The panel upheld jury findings that Arlene Galdamez’s supervisors were not motivated by racism when they placed her on leave and reprimanded her for rudeness and for undermining community relations and efficiency by insisting on strict compliance with postal regulations, leading to customer complaints.

But Senior Judge Procter Hug, writing for the court, said the magistrate judge erred in failing to instruct jurors that the Postal Service could be held liable if the supervisors failed to investigate or to act upon Galdamez’s claim that she was being harassed due to her Honduran origin and discernible accent.

Galdamez, a 10-year postal employee at the time, was named postmaster of Willamina—a small community 28 miles west of Salem and about 75 miles southwest of Portland—in 1993.

She and others testified that she sought to bring the post office in line with USPS regulations that, among other things, ban non-employees from entering areas of the post office not designated as open to the public, require timely payment of fees for post office boxes, specify the manner in which mail is to be addressed, and require that mail be delivered to boxes meeting USPS specifications. 

Those efforts led to grousing, and eventually to a meeting of residents seeking Galdamez’s removal. The organizer of the group complained that because of Galdamez’s insistence on strict compliance with rules, the carrier would no longer leave mail at this rural residence, which lacked a standard mailbox; others said there mail was not being delivered due to address problems, even though the carriers knew precisely where they were.

Racism Claimed

Galdamez claimed that the problems, and the unwillingness of supervisors to back her efforts—as they had those of other small-town postmasters seeking to modernize operations—was a result of her race and national origin. She cited a number of instances that occurred over a three-year period, beginning almost as soon as she arrived in town.

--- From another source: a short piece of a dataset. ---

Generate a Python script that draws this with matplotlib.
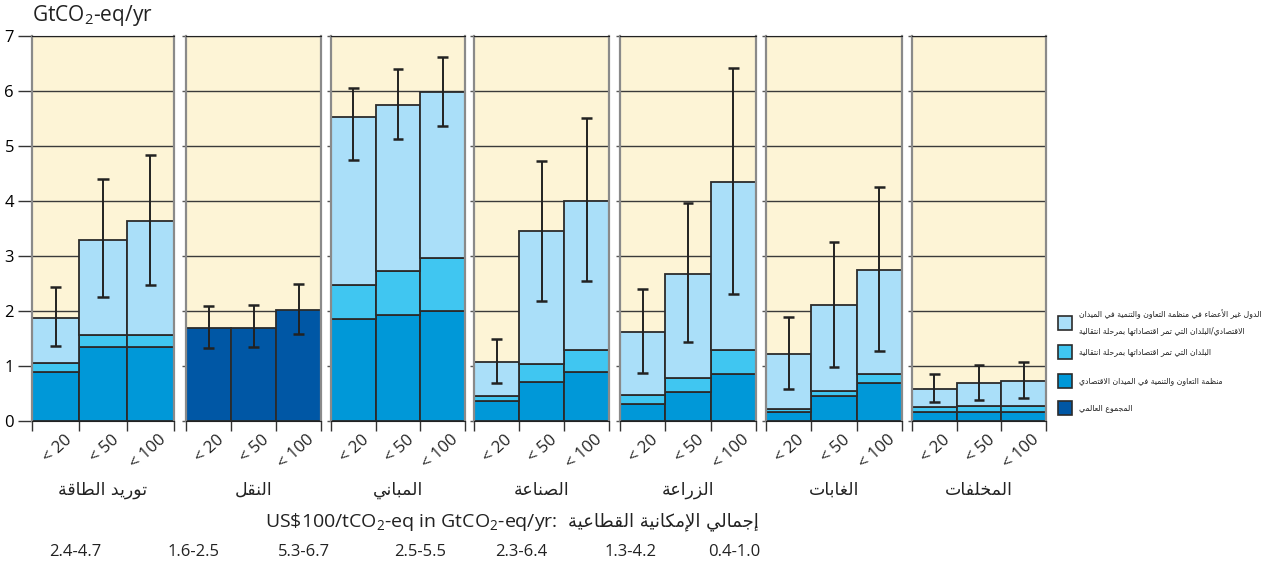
import matplotlib
matplotlib.use('Agg')
import matplotlib.pyplot as plt
from matplotlib.patches import Rectangle

plt.rcParams['font.family'] = ['Open Sans', 'DejaVu Sans']
plt.rcParams['mathtext.fontset'] = 'custom'
plt.rcParams['mathtext.rm'] = 'Open Sans'
plt.rcParams['mathtext.it'] = 'Open Sans'

# --- data -------------------------------------------------------------
sectors = ['توريد الطاقة', 'النقل', 'المباني', 'الصناعة', 'الزراعة', 'الغابات', 'المخلفات']
costs = ['< 20', '< 50', '< 100']

# stacked layers per sector (GtCO2-eq/yr) for the three carbon prices
oecd = [[0.90, 1.34, 1.34], [0, 0, 0], [1.85, 1.93, 2.00], [0.36, 0.71, 0.89],
        [0.31, 0.53, 0.86], [0.17, 0.45, 0.69], [0.17, 0.17, 0.17]]
eit = [[0.16, 0.22, 0.22], [0, 0, 0], [0.63, 0.79, 0.96], [0.09, 0.33, 0.40],
       [0.16, 0.26, 0.44], [0.05, 0.09, 0.16], [0.08, 0.10, 0.11]]
non_oecd = [[0.82, 1.74, 2.08], [0, 0, 0], [3.04, 3.03, 3.02], [0.63, 2.41, 2.71],
            [1.14, 1.88, 3.04], [1.00, 1.57, 1.90], [0.33, 0.42, 0.45]]
world = [[0, 0, 0], [1.69, 1.70, 2.01], [0, 0, 0], [0, 0, 0],
         [0, 0, 0], [0, 0, 0], [0, 0, 0]]

# uncertainty ranges (low, high)
err_low = [[1.36, 2.26, 2.48], [1.32, 1.34, 1.58], [4.75, 5.13, 5.37], [0.70, 2.19, 2.54],
           [0.87, 1.43, 2.31], [0.58, 0.99, 1.28], [0.34, 0.39, 0.41]]
err_high = [[2.44, 4.40, 4.84], [2.09, 2.11, 2.49], [6.05, 6.40, 6.61], [1.50, 4.73, 5.51],
            [2.40, 3.96, 6.42], [1.90, 3.26, 4.25], [0.85, 1.02, 1.08]]

totals = ['2.4-4.7', '1.6-2.5', '5.3-6.7', '2.5-5.5', '2.3-6.4', '1.3-4.2', '0.4-1.0']

legend_labels = [
    ['الدول غير الأعضاء في منظمة التعاون والتنمية في الميدان',
     'الاقتصادي/البلدان التي تمر اقتصاداتها بمرحلة انتقالية'],
    ['البلدان التي تمر اقتصاداتها بمرحلة انتقالية'],
    ['منظمة التعاون والتنمية في الميدان الاقتصادي'],
    ['المجموع العالمي'],
]
total_label_ar = 'إجمالي الإمكانية القطاعية'

# --- colours ----------------------------------------------------------
cream = '#fdf4d6'
c_non = '#aadff9'
c_eit = '#40c6f1'
c_oecd = '#0098d8'
c_world = '#0057a5'
edge = '#2b2b2b'


# --- minimal arabic shaping (presentation forms + visual order) -------
_letters = 'ءآأؤإئابةتثجحخدذرزسشصضطظعغفقكلمنهوىي'
_nforms = {}
_start = {}
_code = 0xFE80
for ch in _letters:
    n = 1 if ch == 'ء' else (2 if ch in 'آأؤإاةدذرزوى' else 4)
    _nforms[ch] = n
    _start[ch] = _code
    _code += n
_lam_alef = {'آ': 0xFEF5, 'أ': 0xFEF7, 'إ': 0xFEF9, 'ا': 0xFEFB}


def shape(text):
    toks = []
    i = 0
    while i < len(text):
        if text[i] == 'ل' and i + 1 < len(text) and text[i + 1] in _lam_alef:
            toks.append(('LA', text[i + 1]))
            i += 2
        else:
            toks.append(('C', text[i]))
            i += 1

    def nf(t):
        if t[0] == 'LA':
            return 2
        return _nforms.get(t[1], 0)

    out = []
    for k, t in enumerate(toks):
        n = nf(t)
        prev = k > 0 and nf(toks[k - 1]) == 4 and n >= 2
        nxt = n == 4 and k + 1 < len(toks) and nf(toks[k + 1]) >= 2
        if t[0] == 'LA':
            out.append(chr(_lam_alef[t[1]] + (1 if prev else 0)))
        elif n == 0:
            out.append(t[1])
        elif n == 1:
            out.append(chr(_start[t[1]]))
        else:
            form = 3 if (prev and nxt) else 1 if prev else 2 if nxt else 0
            out.append(chr(_start[t[1]] + form))
    return ''.join(reversed(out))


# --- figure -----------------------------------------------------------
W, H = 1266, 567
fig = plt.figure(figsize=(W / 100, H / 100), dpi=100)

panels = [(32, 174), (186, 321), (331, 465), (474, 609), (620, 756), (766, 902), (912, 1046)]
y_top, y_bot = 36, 421

x = [0, 1, 2]
for k, (l, r) in enumerate(panels):
    ax = fig.add_axes([l / W, 1 - y_bot / H, (r - l) / W, (y_bot - y_top) / H])
    ax.set_facecolor(cream)
    ax.set_xlim(0, 3)
    ax.set_ylim(0, 7)
    ax.set_axisbelow(True)
    ax.set_yticks(range(8))
    ax.yaxis.grid(True, color='#3a3a3a', lw=1.0)
    ax.set_xticks([0, 1, 2, 3])
    ax.set_xticklabels([])
    ax.tick_params(axis='x', direction='out', length=7, width=1, color='#333333')
    if k == 0:
        ax.tick_params(axis='y', direction='out', length=10, width=1, color='#333333',
                       labelsize=12, pad=3)
    else:
        ax.tick_params(axis='y', direction='out', length=3, width=1, color='#555555',
                       labelleft=False)
    for side in ('left', 'right'):
        ax.spines[side].set_color('#8a8a8a')
        ax.spines[side].set_linewidth(1.6)
    ax.spines['top'].set_color('#222222')
    ax.spines['bottom'].set_color('#222222')

    if sum(world[k]) > 0:
        ax.bar(x, world[k], width=1, align='edge', color=c_world, edgecolor=edge, lw=1.3)
    else:
        base2 = [a + b for a, b in zip(oecd[k], eit[k])]
        ax.bar(x, oecd[k], width=1, align='edge', color=c_oecd, edgecolor=edge, lw=1.3)
        ax.bar(x, eit[k], bottom=oecd[k], width=1, align='edge', color=c_eit,
               edgecolor=edge, lw=1.3)
        ax.bar(x, non_oecd[k], bottom=base2, width=1, align='edge', color=c_non,
               edgecolor=edge, lw=1.3)

    lo, hi = err_low[k], err_high[k]
    ax.vlines([i + 0.5 for i in x], lo, hi, color='#222222', lw=1.4, zorder=5)
    ax.hlines(lo, [i + 0.38 for i in x], [i + 0.62 for i in x], color='#222222', lw=1.8, zorder=5)
    ax.hlines(hi, [i + 0.38 for i in x], [i + 0.62 for i in x], color='#222222', lw=1.8, zorder=5)

    for i, c in enumerate(costs):
        ax.text(i + 0.68, -0.2, c, rotation=42, rotation_mode='anchor', ha='right',
                va='top', fontsize=12, color='#222222', clip_on=False)

    fig.text((l + r) / 2 / W, 1 - 490 / H, shape(sectors[k]), ha='center', va='center',
             fontsize=12.5, family='DejaVu Sans', color='#222222')

fig.text(32 / W, 1 - 16 / H, 'GtCO$_2$-eq/yr', ha='left', va='center', fontsize=15,
         color='#222222')

# sector totals line
fig.text(557 / W, 1 - 522 / H, 'US\\$100/tCO$_2$-eq in GtCO$_2$-eq/yr:', ha='right',
         va='center', fontsize=14, color='#222222')
fig.text(568 / W, 1 - 522 / H, shape(total_label_ar), ha='left', va='center',
         fontsize=13, family='DejaVu Sans', color='#222222')
for xc, t in zip([75, 194, 304, 420, 521, 631, 734], totals):
    fig.text(xc / W, 1 - 552 / H, t, ha='center', va='center', fontsize=12, color='#222222')

# legend: boxes plus arabic text, text shrunk so the longest line fits the right margin
legend_colors = [c_non, c_eit, c_oecd, c_world]
legend_y = [323, 352, 381, 408]
legend_texts = []
for col, yc, lines in zip(legend_colors, legend_y, legend_labels):
    fig.add_artist(Rectangle((1058 / W, 1 - (yc + 7) / H), 14 / W, 14 / H,
                             transform=fig.transFigure, facecolor=col, edgecolor=edge, lw=1.2))
    offsets = [-9, 8] if len(lines) == 2 else [0]
    for line, dy in zip(lines, offsets):
        t = fig.text(1079 / W, 1 - (yc + dy) / H, shape(line), ha='left', va='center',
                     fontsize=6.5, family='DejaVu Sans', color='#222222')
        legend_texts.append(t)

renderer = fig.canvas.get_renderer()
widest = max(t.get_window_extent(renderer).width for t in legend_texts)
size = min(6.5, 6.5 * (W - 1079 - 4) / widest)
for t in legend_texts:
    t.set_fontsize(size)

fig.savefig('out.png', dpi=100)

Citizens, she testified, called her a “foreigner,” and  warned her that her efforts to enforce regulations would enrage the people of what one critic told her was a “redneck town,” and other employees told her of threats of violence and suggested that an incident in which her car was vandalized was racially motivated.

The organizer of the “town hall” meeting told the local newspaper that Galdamez wasn’t invited because he “didn’t want her tarred and feathered on the spot [and] didn’t want this to turn into a public lynching.”

Magistrate Judge John Jelderks rejected the requested instruction on an employer’s duty to take reasonable steps to protect employees from racial harassment. The jurist reasoned that as postmaster, the plaintiff had sufficient tools at her own disposal to address the problem; that Title VII of the Civil Rights Act of 1964 does not impose liability for failure to protect an employee from third parties unless that failure is itself racially motivated, and that there was insufficient evidence to support the requested instruction.

Hug said the trial jurist was wrong “as a matter of both law and fact.” 

Right to Protection

The right to be protected from third-party harassment, Hug said, belongs to managerial and non-managerial employees alike. The statute, he noted, prohibits discrimination “against any individual.”

The Ninth Circuit, Hug said, has previously held that an employer who ratifies and condones discriminatory conduct of which it is aware may be held liable liable even if the employer was not itself biased. And the testimony of Galdamez and her fellow employees, he said, was sufficient to entitle her to a jury instruction on her theory that the Postal Service had condoned the hostile environment created by her critics among the citizenry.

“Properly instructed as to these requirements, a reasonable jury could have found that Galdamez experienced a hostile work environment based on her national origin,” the judge said.

Judges Marsha Berzon and Jay Bybee joined in the opinion.

The case is Galdamez v. Potter, 03-35682.